Specifically, MCL 280.191 requires that, if a drain system presents a problem, at least five property owners within the drainage district must petition the commissioner in writing for a repair. (Alternatively, a similar petition can be filed by a city, village, or township.) Once a petition has been filed, the statute provides that a three-member "board of determination" must review the petition, and it requires procedures designed to protect the due process rights of affected persons. MCL 280.191; MCL 280.72. The board makes a determination regarding the necessity of a repair, MCL 280.72(3), and aggrieved persons who dislike the determination may seek review in circuit court, MCL 280.72a. If the determination is in favor of making a repair, the drain commissioner may undertake the project, and project costs are apportioned to persons and entities who benefit from it. MCL 280.151.

Considering this statutory scheme, we conclude that defendant's claim that he was without "the legal authority to . . . repair, correct, or remedy the defect" at or before "the time of the event" has merit. Before the "event," the May 2004 flood, no petition had been filed and, of course, no decision by a board of determination directing defendant to "repair, correct, or remedy" the problem in the drain system had been made. In the absence of those prerequisite actions, defendant had no authority to address the defect in the drain system. Although a petition for repair was ultimately filed by some of the plaintiffs and others, that occurred after, and as a result of, the flood; it certainly did nothing to empower defendant to take prior corrective action to prevent the flood.

In sum, the facts as alleged by plaintiffs do not establish that defendant drain commissioner had the legal authority to take any action to address the design defect that plaintiffs allege existed in the drain and contributed to the May 2004 flooding.[7] Thus, plaintiffs failed to state a valid claim that the requirement of MCL 691.1417(3)(d) was satisfied, and the trial court erred in failing to grant summary disposition to the drain commissioner and the drainage district.[8]

We reverse and remand for entry of an order granting the drain commissioner and *520 the drainage district that relief. We do not retain jurisdiction.

NOTES

[1] The drainage district at issue here is also named as a defendant. However, because all the allegations of liability are based on the commissioner's performance of his duties, "defendant" herein refers to the commissioner.
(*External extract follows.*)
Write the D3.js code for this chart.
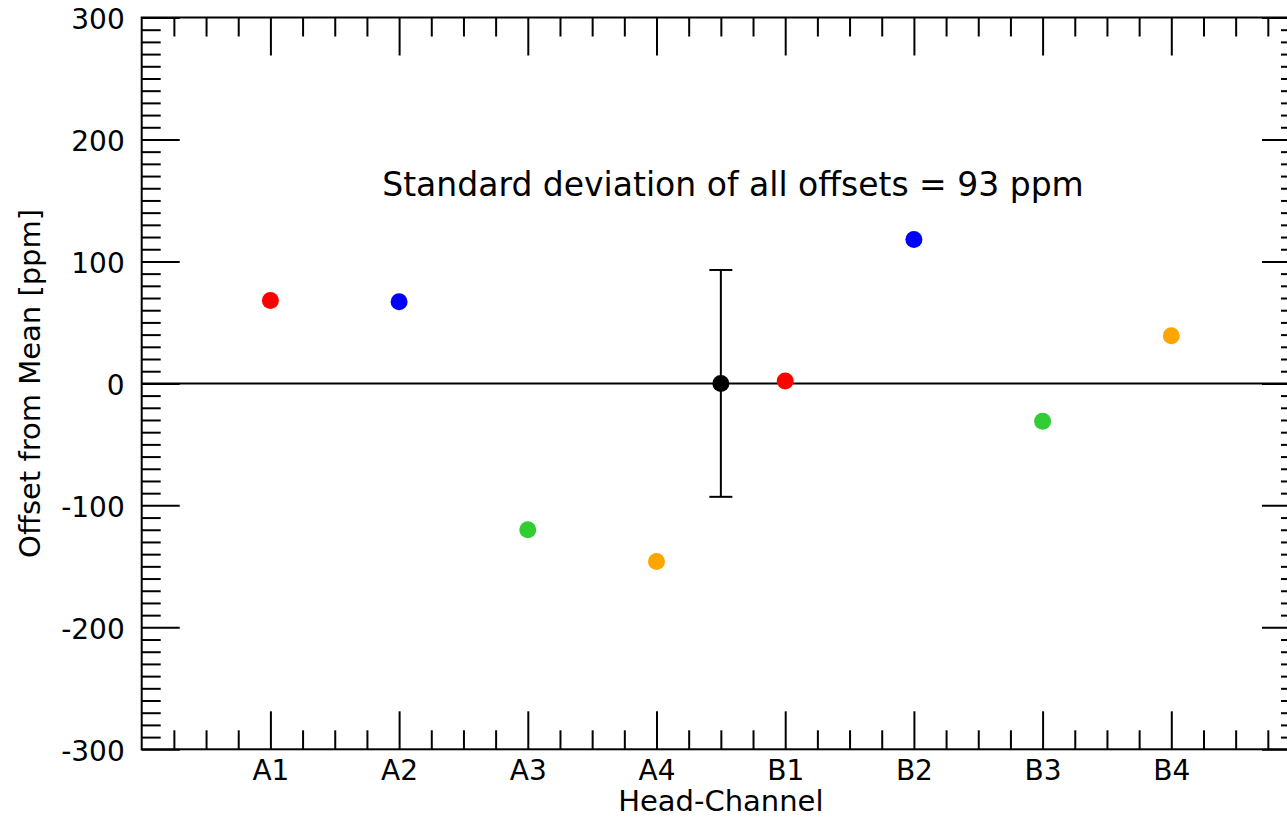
<!DOCTYPE html>
<html>
<head>
<meta charset="utf-8">
<script src="https://cdn.jsdelivr.net/npm/d3@7"></script>
<style>
  body { margin: 0; background: #fff; }
  svg text { font-family: "DejaVu Sans", sans-serif; fill: #000; }
</style>
</head>
<body>
<div id="vizcont"></div>
<script>
// head-channel categories and their offsets (ppm)
var channels = ["A1", "A2", "A3", "A4", "B1", "B2", "B3", "B4"];
var offsets  = [68, 67, -120, -146, 2, 118, -31, 39];
var colours  = ["red", "blue", "limegreen", "orange", "red", "blue", "limegreen", "orange"];
// the mean point with its std-dev bar
var meanPos = [4.5];
var meanVal = [0];
var stdDev  = [93];
var yTicks  = [-300, -200, -100, 0, 100, 200, 300];

var W = 1287, H = 817;
var margin = {top: 17.5, left: 141.7};
var width = 9 * 128.7;          // right frame falls just past the window edge
var height = 749.3 - 17.5;

var svg = d3.select("#vizcont")
  .append("svg")
  .attr("width", W)
  .attr("height", H)
  .append("g")
    .attr("transform", "translate(" + margin.left + "," + margin.top + ")");

var x = d3.scaleLinear().domain([0, 9]).range([0, width]);
var y = d3.scaleLinear().domain([-300, 300]).range([height, 0]);

var xMinor = d3.range(0, 9.01, 0.25).filter(function(v) { return v % 1 !== 0; });
var yMinor = d3.range(-300, 301, 10).filter(function(v) { return v % 100 !== 0; });

function styleAxis(g) {
  g.select(".domain").remove();
  g.selectAll(".tick line").attr("stroke", "#000").attr("stroke-width", 2);
  g.selectAll("text").style("font-size", "28px").style("font-family", "'DejaVu Sans', sans-serif");
}

// bottom axis, ticks pointing inward
svg.append("g")
  .attr("transform", "translate(0," + height + ")")
  .call(d3.axisBottom(x).tickValues(d3.range(1, 9))
    .tickFormat(function(d) { return channels[d - 1]; })
    .tickSizeInner(-38).tickSizeOuter(0).tickPadding(11))
  .call(styleAxis);
svg.append("g")
  .attr("transform", "translate(0," + height + ")")
  .call(d3.axisBottom(x).tickValues(xMinor).tickFormat("").tickSizeInner(-19).tickSizeOuter(0))
  .call(styleAxis);

// top axis
svg.append("g")
  .call(d3.axisTop(x).tickValues(d3.range(1, 9)).tickFormat("").tickSizeInner(-38).tickSizeOuter(0))
  .call(styleAxis);
svg.append("g")
  .call(d3.axisTop(x).tickValues(xMinor).tickFormat("").tickSizeInner(-19).tickSizeOuter(0))
  .call(styleAxis);

// left axis (plain hyphen for negatives, like the original)
svg.append("g")
  .call(d3.axisLeft(y).tickValues(yTicks)
    .tickFormat(function(d) { return String(d); })
    .tickSizeInner(-38).tickSizeOuter(0).tickPadding(17))
  .call(styleAxis)
  .selectAll("text").attr("dy", "0.41em");
svg.append("g")
  .call(d3.axisLeft(y).tickValues(yMinor).tickFormat("").tickSizeInner(-19).tickSizeOuter(0))
  .call(styleAxis);

// right axis
svg.append("g")
  .attr("transform", "translate(" + width + ",0)")
  .call(d3.axisRight(y).tickValues(yTicks).tickFormat("").tickSizeInner(-38).tickSizeOuter(0))
  .call(styleAxis);
svg.append("g")
  .attr("transform", "translate(" + width + ",0)")
  .call(d3.axisRight(y).tickValues(yMinor).tickFormat("").tickSizeInner(-19).tickSizeOuter(0))
  .call(styleAxis);

// frame
svg.append("rect")
  .attr("x", 0).attr("y", 0)
  .attr("width", width).attr("height", height)
  .attr("fill", "none")
  .attr("stroke", "#000")
  .attr("stroke-width", 2);

// zero line
svg.append("line")
  .attr("x1", x(0)).attr("x2", x(9))
  .attr("y1", y(0)).attr("y2", y(0))
  .attr("stroke", "#000").attr("stroke-width", 2);

// std-dev error bar
var eb = svg.append("g");
eb.append("line")
  .attr("x1", x(meanPos[0])).attr("x2", x(meanPos[0]))
  .attr("y1", y(meanVal[0] - stdDev[0])).attr("y2", y(meanVal[0] + stdDev[0]))
  .attr("stroke", "#000").attr("stroke-width", 2);
[-1, 1].forEach(function(s) {
  eb.append("line")
    .attr("x1", x(meanPos[0]) - 11.5).attr("x2", x(meanPos[0]) + 11.5)
    .attr("y1", y(meanVal[0] + s * stdDev[0])).attr("y2", y(meanVal[0] + s * stdDev[0]))
    .attr("stroke", "#000").attr("stroke-width", 2);
});
eb.append("circle")
  .attr("cx", x(meanPos[0])).attr("cy", y(meanVal[0]))
  .attr("r", 8.5).style("fill", "#000");

// channel points
svg.selectAll("circle.pt")
  .data(offsets)
  .enter()
  .append("circle")
  .attr("class", "pt")
  .attr("cx", function(d, i) { return x(i + 1); })
  .attr("cy", function(d) { return y(d); })
  .attr("r", 8.5)
  .style("fill", function(d, i) { return colours[i]; });

// annotation
svg.append("text")
  .attr("x", 733 - margin.left)
  .attr("y", 196 - margin.top)
  .attr("text-anchor", "middle")
  .style("font-size", "33px")
  .text("Standard deviation of all offsets = " + stdDev[0] + " ppm");

// axis titles
svg.append("text")
  .attr("x", x(4.5))
  .attr("y", 811 - margin.top)
  .attr("text-anchor", "middle")
  .style("font-size", "29px")
  .text("Head-Channel");

svg.append("text")
  .attr("transform", "translate(" + (40 - margin.left) + "," + y(0) + ") rotate(-90)")
  .attr("text-anchor", "middle")
  .style("font-size", "29px")
  .text("Offset from Mean [ppm]");
</script>
</body>
</html>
[2] Defendant's motion for summary disposition was based, in part, on MCR 2.116(C)(8) ("The opposing party has failed to state a claim on which relief can be granted.") For purposes of that argument, we accept plaintiffs' allegations as if they are true. Adair v. Michigan, 470 Mich, 105, 119, 680 N.W.2d 386 (2004); Alan Custom Homes, Inc. v. Krol, 256 Mich.App. 505, 508, 667 N.W.2d 379 (2003). Defendant further based his motion for summary disposition on MCR 2.116(C)(7) ("The claim is barred because of . . . immunity granted by law. . . ."), claiming governmental immunity. The arguments with respect to MCR 2.116(C)(7) and (8) somewhat conflate. Defendant's contention is really that plaintiffs have failed to state a claim on which relief can be granted (MCR 2.116[C][8]) because, under the facts alleged, their claim is barred because of governmental immunity (MCR 2.116[C][7]), since the exception provision of MCL 691.1417 is not satisfied. Defendant further claimed that summary disposition was appropriate under MCR 2.116(C)(10), arguing that plaintiffs failed to establish genuine issues of material fact with respect to some of the elements of MCL 691.1417(3). We need not consider that argument on appeal in light of our conclusion that the trial court should have determined that the facts as alleged by plaintiffs failed to state a claim on which relief can be granted.

[3] Plaintiffs also allege that the drain commissioner made other, less substantial, mistakes in reviewing the drain-system project, apart from the TOA issue. Our determination that plaintiffs' allegations fail to state a claim on which relief can be granted applies equally to all the mistakes plaintiffs allege.

[4] MCL 691.1417 was enacted effective January 2, 2002, and has generated scant caselaw analysis, none of which is very helpful on the issues presented, as discussed below. Plaintiffs do not argue that any other statutory exception to governmental immunity applies to this case.

[5] Defendant drainage district does not contest that it is an "appropriate governmental agency" because it became the owner and operator of the subdivision drainage system, pursuant to an agreement between the drain commissioner and the developer under the Drain Code, MCL 280.433 ("a 433 agreement").

[6] Defendant also contends that, under MCR 2.116(C)(10), plaintiffs failed to establish genuine issues of material fact regarding whether defendant had sufficient knowledge of the defect, MCL 691.1417(3)(c), and whether the defect was a substantial enough proximate cause of the flooding under MCL 691.1417(3)(e). As noted earlier, we need not reach the merits of those claims.

[7] We note that the statute does not seem to "fit" the facts as alleged by plaintiffs for other reasons as well. For example, the statute imposes liability on a governmental agency only for a failure to "repair, correct, or remedy" a defect. MCL 691.1417(3)(d). The allegations here are that defendant failed in his responsibilities overseeing the design and installation of the drain system. We question whether the authority defendant had under the Drain Code to oversee that process also gives rise to a duty or obligation for which defendant could be held liable. But even assuming it does, the statute providing an exception to immunity does not make defendant liable for unreasonably failing to prevent the creation of a design defect; it only imposes an obligation to reasonably "repair, correct, or remedy" an existing defect. In any event, we need not, and do not, decide the merits of this or any other statutory argument defendant could have made but did not.

[8] In light of this determination, we need not consider the other arguments raised by defendant.